Publiée par Maman Rigogo original sur Mardi 18 août 2020

In another video, filmed from a balcony, protestors attack Karim Keita’s same home in the Sebenikoro neighbourhood.

Places of power attacked—even looted

During the daytime on August 18, protesters targeted other places with direct ties to positions of power in Mali.

In the Bamako-Coura district, protesters vandalised and set fire to the law firm run by Minister of Justice Kassoum Tapo. Journalist and blogger Malick Konate published photos of the building in flames.

According to several witnesses, demonstrators also ransacked the minister's home in the Titibougou district.

Kassoum Tapo was recently appointed as Minister of Justice. He is a target of the opposition movement, “Mouvement du 5 Juin-Rassemblement des forces patriotiques du Mali” [Movement of June 5 - Rally of the Patriotic Forces of Mali] (M5-RFP). Since June, this group has led protests demanding the president’s resignation. Since Kassoum Tapo became Minister of Justice at the end of July, several activists have been arrested, tried and condemned under abusive conditions, according to M5-RFP.

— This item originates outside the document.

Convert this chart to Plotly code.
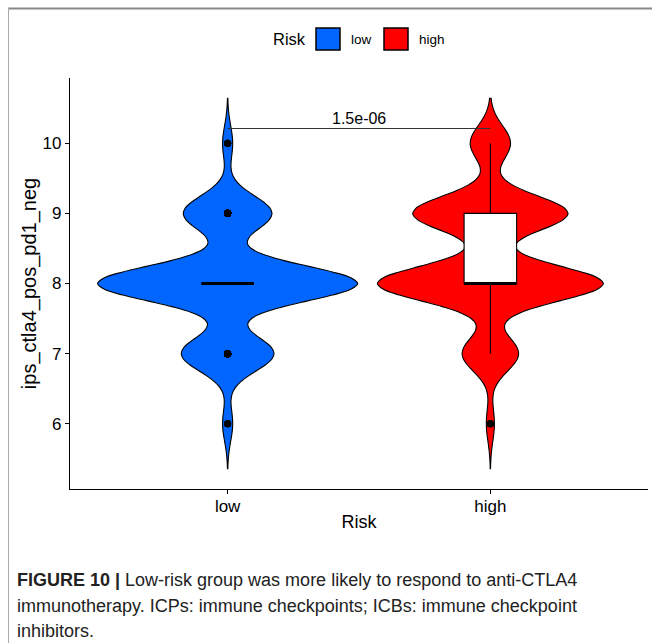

Another amateur video shows the chaotic scene in front of Prime Minister Soumeylou Boubeye Maïga’s home. Mutinous soldiers arrested the prime minister on Tuesday. Documents are scattered everywhere in front of his residence. The video shows an individual carrying off an air conditioner that was likely stolen.

This morning, Wednesday August 19, calm returned to the streets of Bamako, according to several of our Observers and journalists in the area. 

The military officials who assumed power in Mali announced the establishment of a “National Committee for the Salvation of the People". They confirmed that they intend to have a civilian-led political transition that will lead to general elections within a “reasonable timeframe".

The Community of West African States (ECOWAS) condemned the overthrow of president Ibrahim Boubacar Keïta and his government. In a statement, ECOWAS announced the closure of all air and land borders between Mali and member states. The community also suspended all financial exchanges between Mali and its 15 member states. Mali is also excluded from participating in ECOWAS decision-making committees.